Knox’s lectures are less interesting for study of the Aeneid than for students of Knox, of Anglo-Catholicism, or of English upper-class attitudes before World War One; the absence of any discussion of Knox’s context or any comparison of his view of the classics with that of the war poets (e.g. Wilfred Owen’s Dulce et Decorum) is a great weakness of the volume, as, indeed, is the painful inadequacy of the editor’s notes to Knox’s lectures. One must also ask whether Knox himself would have wanted the lectures published. He published a great many sermons and talks on Christian topics; the lectures on Virgil he preserved, but he did not print them. In that reticence, if not in his interpretations of the Aeneid, he showed excellent judgment.

 

Notes

[1] In R. G. Austin, ed., P. Vergili Maronis Aeneidos Liber Secundus (Oxford, 1964) 295.

[2] R. A. Knox, “Studies in the Literature of Sherlock Holmes” The Blue Book vol. 1, no. 2 (July, 1912) 111-32. On Dillwyn as a target, see Penelope Fitzgerald, The Knox Brothers (London, 1977) 105.
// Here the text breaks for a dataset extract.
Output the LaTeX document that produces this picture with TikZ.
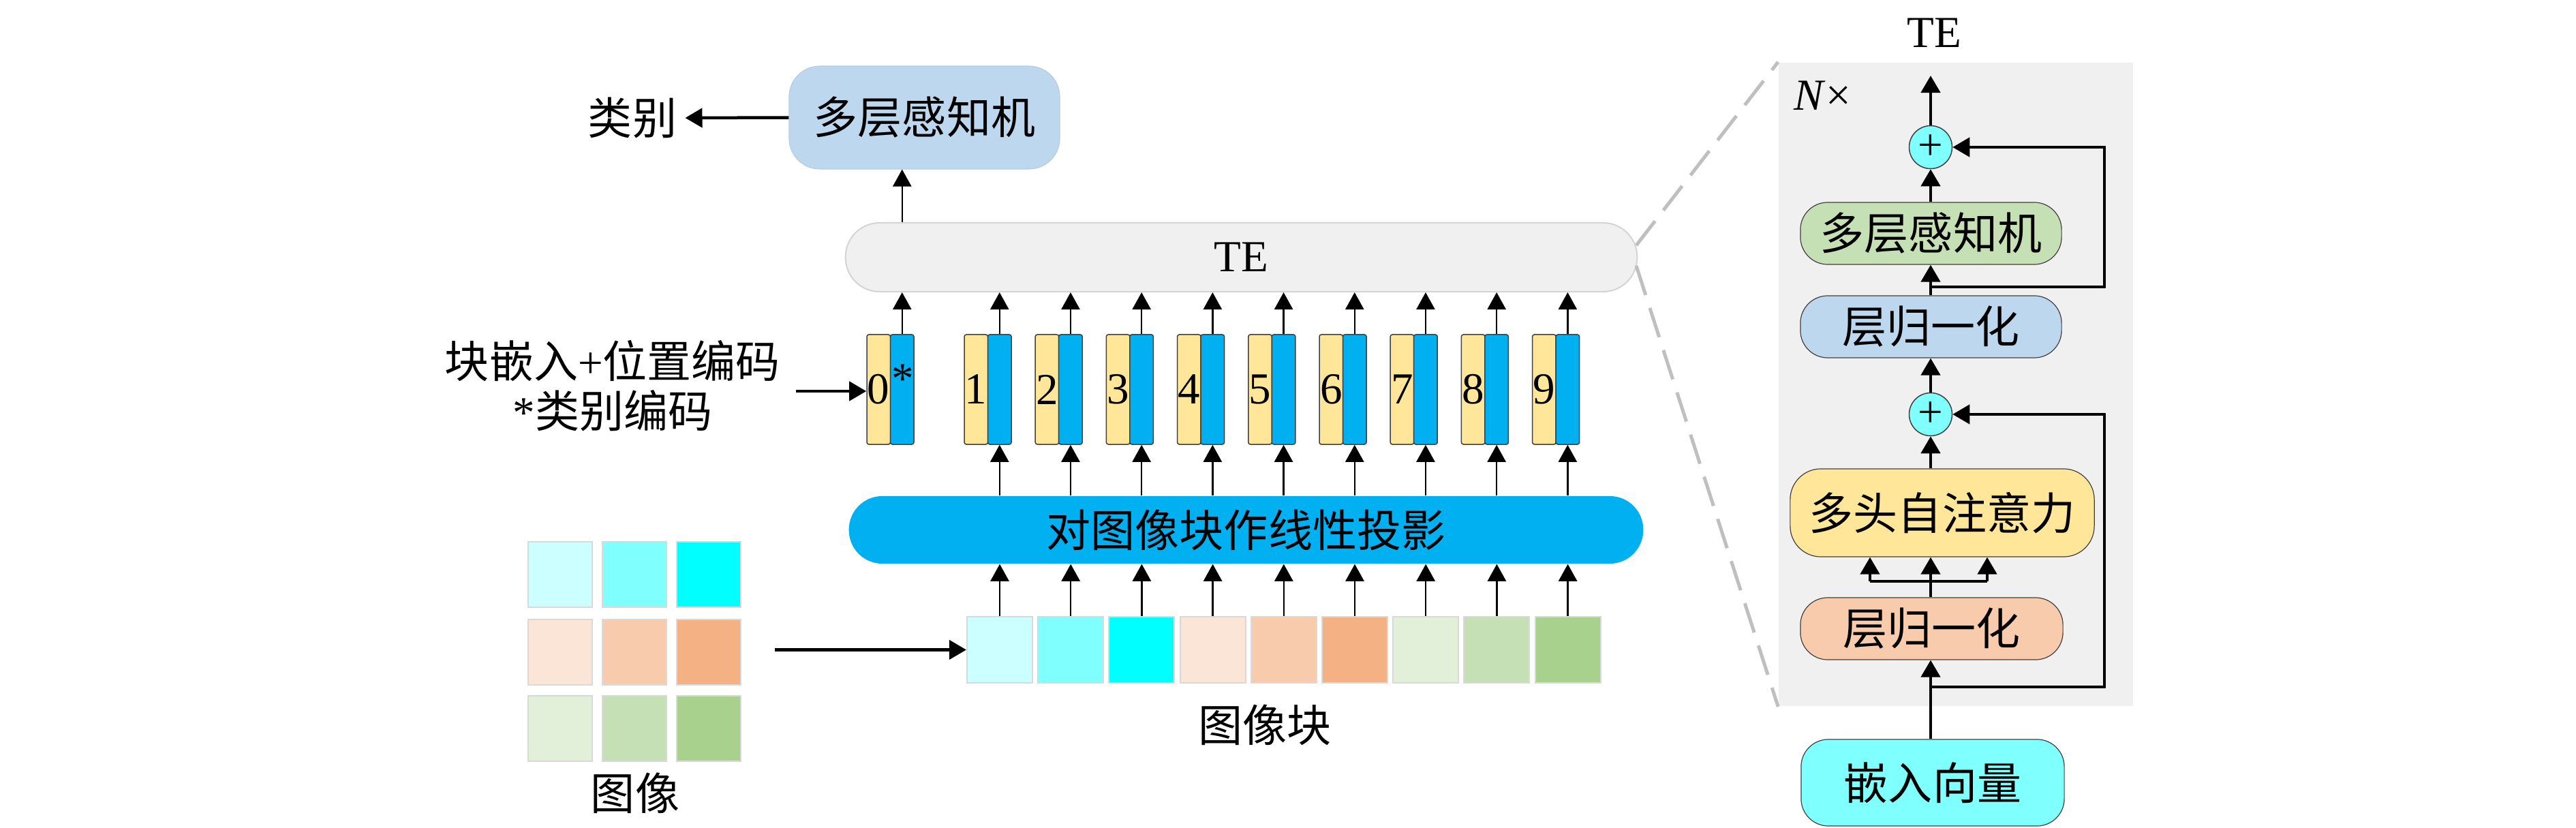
\documentclass[tikz,border=0pt]{standalone}
\usepackage{fontspec}
\setmainfont{Liberation Serif}
\newfontfamily\cjk{Noto Sans CJK SC}
\usetikzlibrary{arrows.meta,calc}
\definecolor{mlpblue}{HTML}{BDD7EE}
\definecolor{tegray}{HTML}{F0F0F0}
\definecolor{teborder}{HTML}{D4D4D4}
\definecolor{projblue}{HTML}{00B0F0}
\definecolor{tokyel}{HTML}{FFE699}
\definecolor{cA}{HTML}{CCFFFF}
\definecolor{cB}{HTML}{80FFFF}
\definecolor{cC}{HTML}{00FFFF}
\definecolor{cD}{HTML}{FBE5D6}
\definecolor{cE}{HTML}{F8CBAD}
\definecolor{cF}{HTML}{F4B183}
\definecolor{cG}{HTML}{E2F0D9}
\definecolor{cH}{HTML}{C5E0B4}
\definecolor{cI}{HTML}{A9D18E}
\definecolor{dashgray}{HTML}{BFBFBF}
\definecolor{edge}{HTML}{404040}
\begin{document}
\begin{tikzpicture}[x=0.01cm,y=-0.01cm,
  font=\fontsize{18.5}{21}\selectfont,
  arr/.style={-{Triangle[length=0.25cm,width=0.27cm]}, line width=0.025cm},
  arrb/.style={-{Triangle[length=0.25cm,width=0.28cm]}, line width=0.045cm},
  rbox/.style={draw=edge, line width=0.012cm, rounded corners=0.4cm, inner sep=0, minimum width=3.83cm, minimum height=0.91cm},
  yelbar/.style={draw=edge, fill=tokyel, line width=0.015cm, rounded corners=0.03cm, inner sep=0, minimum width=0.345cm, minimum height=1.61cm},
  bluebar/.style={draw=edge, fill=projblue, line width=0.015cm, rounded corners=0.03cm, inner sep=0, minimum width=0.345cm, minimum height=1.61cm},
  cell/.style={draw=black!15, line width=0.02cm, inner sep=0, minimum width=0.93cm, minimum height=0.96cm},
  plus/.style={circle, draw=edge, fill=cB, line width=0.015cm, inner sep=0, minimum size=0.63cm},
  dashline/.style={draw=dashgray, line width=0.05cm, dash pattern=on 0.45cm off 0.2cm}
]
\useasboundingbox (0,0) rectangle (3780,1215);

% ---------- left: image grid ----------
\foreach \r/\yy in {1/843,2/957,3/1069}{
  \foreach \c/\xx in {1/822,2/931,3/1040}{
    \pgfmathtruncatemacro{\idx}{(\r-1)*3+\c}
    \ifcase\idx\or\def\cc{cA}\or\def\cc{cB}\or\def\cc{cC}\or\def\cc{cD}\or\def\cc{cE}\or\def\cc{cF}\or\def\cc{cG}\or\def\cc{cH}\or\def\cc{cI}\fi
    \node[cell, fill=\cc] (g\r\c) at (\xx,\yy) {};
  }
}
\node (imglbl) at (932,1164) {\cjk 图像};

% ---------- patches ----------
\foreach \k/\cc in {1/cA,2/cB,3/cC,4/cD,5/cE,6/cF,7/cG,8/cH,9/cI}{
  \node[cell, fill=\cc, minimum width=0.96cm, minimum height=0.97cm] (p\k) at ({1467+(\k-1)*104.2},953.5) {};
}
\node (patchlbl) at (1856,1064) {\cjk 图像块};
\coordinate (gridout) at (1137,953.5);
\draw[arrb] (gridout) -- (p1.west);

% ---------- projection ----------
\node[fill=projblue, rounded corners=0.49cm, inner sep=0, minimum width=11.65cm, minimum height=0.99cm] (proj) at (1828.5,777.5) {\cjk 对图像块作线性投影};

% ---------- tokens ----------
\node[yelbar] (y0) at (1289.25,571.5) {0};
\node[bluebar] (b0) at (1323.75,571.5) {};
\node[inner sep=0] (star) at (1325,556) {*};
\foreach \k in {1,...,9}{
  \node[yelbar] (y\k) at ({1432.25+(\k-1)*104.2},571.5) {\k};
  \node[bluebar] (b\k) at ({1466.75+(\k-1)*104.2},571.5) {};
}

% ---------- TE ----------
\node[fill=tegray, draw=teborder, line width=0.02cm, rounded corners=0.5cm, inner sep=0, minimum width=11.61cm, minimum height=1.01cm] (te) at (1821.5,377.5) {TE};

% ---------- MLP head ----------
\node[fill=mlpblue, draw=mlpblue!85!gray, line width=0.01cm, rounded corners=0.45cm, inner sep=0, minimum width=3.97cm, minimum height=1.51cm] (mlp) at (1356.5,172.5) {\cjk 多层感知机};
\node (cls) at (928,173) {\cjk 类别};
\draw[arrb] (mlp.west) -- (cls.east);
\draw[arr] (b0 |- te.north) -- (b0 |- mlp.south);

% token arrows
\draw[arr] (b0.north) -- (b0.north |- te.south);
\foreach \k in {1,...,9}{
  \draw[arr] (b\k.north) -- (b\k.north |- te.south);
  \draw[arr] (proj.north -| b\k) -- (b\k.south);
  \draw[arr] (p\k.north) -- (p\k.north |- proj.south);
}

% left label
\node[align=center, font=\fontsize{18.5}{20.8}\selectfont] (lbl) at (899,566) {{\cjk 块嵌入}+{\cjk 位置编码}\\*{\cjk 类别编码}};
\coordinate (lblout) at (1168,574);
\draw[arrb] (lblout) -- (lblout -| y0.west);

% ---------- right panel ----------
\node[fill=tegray, inner sep=0, minimum width=5.2cm, minimum height=9.44cm] (panel) at (2870,564) {};
\node (tetitle) at (2838,48) {TE};
\node[anchor=west, inner sep=0] (ntimes) at (2632,140) {\textit{N}×};

\coordinate (cx) at (2833,0);
\node[plus] (plus1) at (2833,216) {+};
\node[rbox, fill=cH] (mlp2) at (2833.5,342.5) {\cjk 多层感知机};
\node[rbox, fill=mlpblue] (ln1) at (2833.5,479.5) {\cjk 层归一化};
\node[plus] (plus2) at (2833,608) {+};
\node[rbox, fill=tokyel, rounded corners=0.45cm, minimum width=4.46cm, minimum height=1.29cm] (mha) at (2850,752.5) {\cjk 多头自注意力};
\node[rbox, fill=cE, minimum width=3.85cm] (ln2) at (2834.5,922.5) {\cjk 层归一化};
\node[rbox, fill=cB, minimum width=3.86cm, minimum height=1.27cm] (emb) at (2836,1148.5) {\cjk 嵌入向量};

\coordinate (out) at (2833,111);
\coordinate (r1) at (2833,1008);
\coordinate (r1c) at (3088,1008);
\coordinate (r2) at (2833,421);
\coordinate (r2c) at (3088,421);
\coordinate (bl) at (2744,853);
\coordinate (bm) at (2833,853);
\coordinate (brr) at (2916,853);

\draw[arrb] (cx |- emb.north) -- (cx |- ln2.south);
\draw[arrb] (r1) -- (r1c) |- (plus2.east);
\draw[line width=0.045cm] (cx |- ln2.north) -- (bm);
\draw[line width=0.045cm] (bl) -- (brr);
\draw[arrb] (bl) -- (bl |- mha.south);
\draw[arrb] (bm) -- (bm |- mha.south);
\draw[arrb] (brr) -- (brr |- mha.south);
\draw[arrb] (cx |- mha.north) -- (plus2.south);
\draw[arrb] (plus2.north) -- (cx |- ln1.south);
\draw[arrb] (cx |- ln1.north) -- (cx |- mlp2.south);
\draw[arrb] (r2) -- (r2c) |- (plus1.east);
\draw[arrb] (cx |- mlp2.north) -- (plus1.south);
\draw[arrb] (plus1.north) -- (out);

% dashed zoom lines
\coordinate (d1) at (2401,360);
\coordinate (d2) at (2401,390);
\draw[dashline] (d1) -- (panel.north west);
\draw[dashline] (d2) -- (panel.south west);
\end{tikzpicture}
\end{document}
[3] Fitzgerald (above, n.2) 88.

[4] Fitzgerald (above, n.2) 107.

[5] “Ten Commandments” originally appeared in the foreword to R. A. Knox and H. Harrington, eds., The Best English Detective Stories of 1928 (London, 1929); “Thirty-Nine Articles” in D. L. Sayers et al., The Floating Admiral (London, 1931). Knox may have been the only member of the Detection Club to follow his own commandments, which may explain why his mysteries are superbly plotted but have flat characters and stilted dialogue.